Three Rules to Save Your Production State
Dead Letter Queues (DLQs) are non-negotiable: Malformed, poisoned, or repeatedly failing events must be shunted to an inspectable, replayable storage bucket. You will need to replay from a DLQ eventually build the tooling before you need it.
Set retention based on recovery windows: How long can your downstream sinks sit completely offline before you experience irreversible data loss? That operational timeframe sets your queue retention config rather an arbitrary default.
Batch writes on hot paths: Writing synchronously to a queue per event at high volume will destroy throughput. Batch events aggressively. The trade-off is a tiny data-loss window if a process crashes.
Handling Queue Pile-Ups
When a queue grows past its threshold, your system must execute a explicit, deterministic strategy:
Option A: Shed Load (Drop Tail). Purge the oldest or lowest-priority events at a specific threshold. This protects pipeline stability at the cost of deliberate data loss.
Option B: Backpressure. Signal upstream producers to slow down. This guarantees no data loss, but propagates execution pressure directly back to your live application services.
Option C: Scale Out Consumers. Burn down the queue backlog by dynamically adding processing capacity. This avoids data loss and upstream impact, but only works if the bottleneck is compute-bound, not a rate-limited or struggling downstream sink.
5. Advanced Reliability: The Small Things That Bite Hard
Graceful Draining: When a pipeline stage restarts, it must process all in-flight messages before exiting. A hard kill mid-batch forces re-processing on restart, which is fine if your downstream sinks are completely idempotent, but an absolute mess if they aren't. Always implement and test shutdown hooks.
Idempotent Sink Writes: Your sinks will receive duplicate events under normal at-least-once streaming delivery. Implement upserts, deduplication keys, or content-addressed storage long before your first production replay.
Clock Skew Across Environments: Collecting logs on GCP and processing them on AWS ECS? Independent NTP configurations can introduce subtle clock skews. A 200ms misalignment is invisible in standard contexts but quietly corrupts time-windowed aggregations. Normalize all timestamps to UTC at the point of emission, never at the sink.
6. Scaling on the Correct Signal
If your pipeline is falling behind, your consumer lag is growing, but your CPU usage sits at an idle 22%, a standard autoscaler will do nothing. Your data will hit its retention limit and vanish. The bottleneck is almost always a slow sink write, making your pipeline heavily I/O-bound.
Use platforms like Vector to scale workloads natively based on consumer lag metrics.

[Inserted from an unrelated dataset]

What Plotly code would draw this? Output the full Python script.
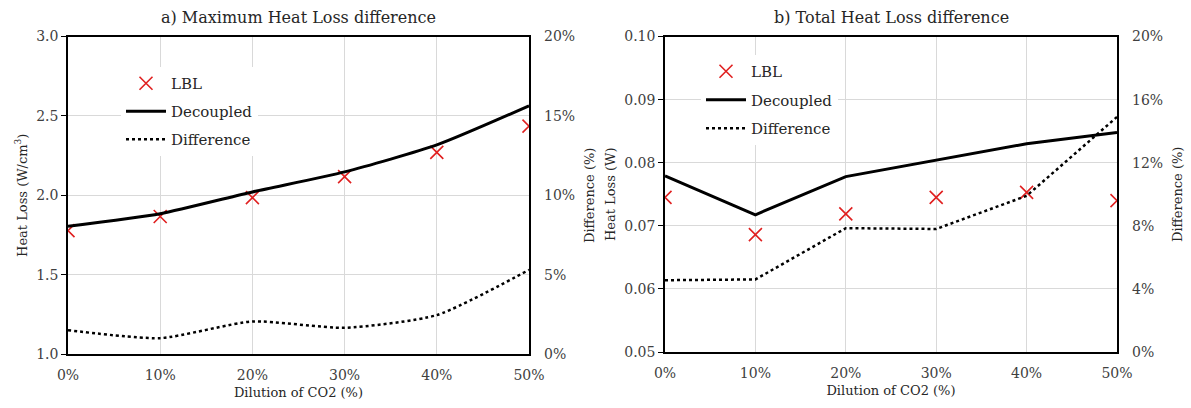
import plotly.graph_objects as go

# Dilution of CO2 (%)
dilution = [0, 10, 20, 30, 40, 50]

# a) Maximum heat loss (W/cm^3) and relative difference (%)
max_lbl = [1.777, 1.866, 1.985, 2.117, 2.270, 2.435]
max_decoupled = [1.805, 1.884, 2.021, 2.147, 2.317, 2.563]
max_difference = [1.5, 1.0, 2.05, 1.65, 2.45, 5.3]

# b) Total heat loss (W) and relative difference (%)
tot_lbl = [0.0745, 0.0686, 0.0719, 0.0745, 0.0753, 0.0740]
tot_decoupled = [0.0779, 0.07175, 0.0778, 0.0804, 0.0830, 0.0848]
tot_difference = [4.55, 4.6, 7.85, 7.8, 9.9, 14.9]

x_ticks = [0, 10, 20, 30, 40, 50]
x_ticklabels = ["0%", "10%", "20%", "30%", "40%", "50%"]

W, H = 1191, 408
FONT = "DejaVu Serif"
TICK_COLOR = "#404040"
GRID = "#d9d9d9"
RED = "#e02020"


def px_x(p):
    return p / W


def px_y(p):
    return 1 - p / H


fig = go.Figure()

# Panel a
fig.add_trace(go.Scatter(x=dilution, y=max_lbl, mode="markers", name="LBL",
                         marker=dict(symbol="x-thin-open", size=13, color=RED,
                                     line=dict(color=RED, width=1.6)),
                         xaxis="x", yaxis="y", legend="legend", legendgroup="a1"))
fig.add_trace(go.Scatter(x=dilution, y=max_decoupled, mode="lines", name="Decoupled",
                         line=dict(color="black", width=3, shape="spline", smoothing=0.6),
                         xaxis="x", yaxis="y", legend="legend", legendgroup="a2"))
fig.add_trace(go.Scatter(x=dilution, y=max_difference, mode="lines", name="Difference",
                         line=dict(color="black", width=2.5, dash="dot", shape="spline", smoothing=0.6),
                         xaxis="x", yaxis="y2", legend="legend", legendgroup="a3"))

# Panel b
fig.add_trace(go.Scatter(x=dilution, y=tot_lbl, mode="markers", name="LBL",
                         marker=dict(symbol="x-thin-open", size=13, color=RED,
                                     line=dict(color=RED, width=1.6)),
                         xaxis="x2", yaxis="y3", legend="legend2", legendgroup="b1"))
fig.add_trace(go.Scatter(x=dilution, y=tot_decoupled, mode="lines", name="Decoupled",
                         line=dict(color="black", width=3),
                         xaxis="x2", yaxis="y3", legend="legend2", legendgroup="b2"))
fig.add_trace(go.Scatter(x=dilution, y=tot_difference, mode="lines", name="Difference",
                         line=dict(color="black", width=2.5, dash="dot"),
                         xaxis="x2", yaxis="y4", legend="legend2", legendgroup="b3"))

tick_font = dict(family=FONT, size=14, color=TICK_COLOR)
title_font = dict(family=FONT, size=13, color="#262626")

xcommon = dict(range=[0, 50], tickmode="array", tickvals=x_ticks, ticktext=x_ticklabels,
               showgrid=True, gridcolor=GRID, gridwidth=1, zeroline=False,
               showline=True, linecolor="black", linewidth=1.5, mirror=True,
               ticks="", tickfont=tick_font, ticklabelstandoff=7,
               title=dict(text="Dilution of CO2 (%)", font=title_font, standoff=6),
               automargin=False, fixedrange=True)
ycommon = dict(showgrid=True, gridcolor=GRID, gridwidth=1, zeroline=False,
               showline=True, linecolor="black", linewidth=1.5, mirror=True,
               ticks="outside", ticklen=5, tickcolor="black", tickwidth=1,
               tickfont=tick_font, automargin=False, fixedrange=True)
y2common = dict(showgrid=False, zeroline=False, showline=False, side="right",
                ticks="", tickfont=tick_font, ticksuffix="%", ticklabelstandoff=14,
                automargin=False, fixedrange=True,
                title=dict(text="Difference (%)", font=title_font, standoff=10))

dom_y_a = [px_y(354), px_y(36.5)]
dom_y_b = [px_y(352), px_y(36.5)]

legend_font = dict(family=FONT, size=15, color="#262626")

fig.update_layout(
    width=W, height=H,
    margin=dict(l=0, r=0, t=0, b=0),
    paper_bgcolor="white", plot_bgcolor="white",
    font=dict(family=FONT, color="#262626"),
    xaxis=dict(xcommon, domain=[px_x(68), px_x(529)], anchor="y"),
    yaxis=dict(ycommon, domain=dom_y_a, anchor="x", range=[1.0, 3.0], dtick=0.5,
               tickformat=".1f",
               title=dict(text="Heat Loss (W/cm<sup>3</sup>)", font=title_font, standoff=6)),
    yaxis2=dict(y2common, overlaying="y", anchor="x", range=[0, 20], dtick=5),
    xaxis2=dict(xcommon, domain=[px_x(665), px_x(1117)], anchor="y3"),
    yaxis3=dict(ycommon, domain=dom_y_b, anchor="x2", range=[0.05, 0.10], dtick=0.01,
                tickformat=".2f",
                title=dict(text="Heat Loss (W)", font=title_font, standoff=6)),
    yaxis4=dict(y2common, overlaying="y3", anchor="x2", range=[0, 20], dtick=4),
    legend=dict(x=px_x(121), y=px_y(67), xanchor="left", yanchor="top",
                bgcolor="white", borderwidth=0, tracegroupgap=5.5,
                font=legend_font, itemwidth=40),
    legend2=dict(x=px_x(701), y=px_y(55), xanchor="left", yanchor="top",
                 bgcolor="white", borderwidth=0, tracegroupgap=6,
                 font=legend_font, itemwidth=40),
    annotations=[
        dict(text="a) Maximum Heat Loss difference", x=(px_x(68) + px_x(529)) / 2, y=px_y(18),
             xref="paper", yref="paper", showarrow=False, xanchor="center", yanchor="middle",
             font=dict(family=FONT, size=16, color="#262626")),
        dict(text="b) Total Heat Loss difference", x=(px_x(665) + px_x(1117)) / 2, y=px_y(18),
             xref="paper", yref="paper", showarrow=False, xanchor="center", yanchor="middle",
             font=dict(family=FONT, size=16, color="#262626")),
    ],
)

fig.write_html("out.html")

On AWS ECS, publish queue lag as a custom CloudWatch metric to drive your scaling alarms. Scale your infrastructure before lag becomes a data loss risk, not after.
7. Security: Two Things That Always Get Skipped
Authenticate your producers: An unauthenticated ingestion endpoint accepting arbitrary JSON payloads is a severe event injection vector and an exfiltration surface. Enforce mTLS or token-based authentication even for internal agents.
Scrub PII as early as possible: Every architectural hop that unmasked Personally Identifiable Information (PII) travels through, your queue, your state store, your replay buckets, quietly expands your compliance audit scope. Build tokenization and regex redaction patterns directly into your ingestion gateway, never as a cleanup step at the end.
Summary
You are not building a simple service that shuffles data from point A to point B. You are building a fault isolation layer that happens to be shaped like a pipeline.
When designed correctly, your data consumers will always know exactly what they received, how complete it was, how fresh it was, and how to replay it if an outage occurs. That transparency is your architectural contract, everything else is just the infrastructure built to protect it.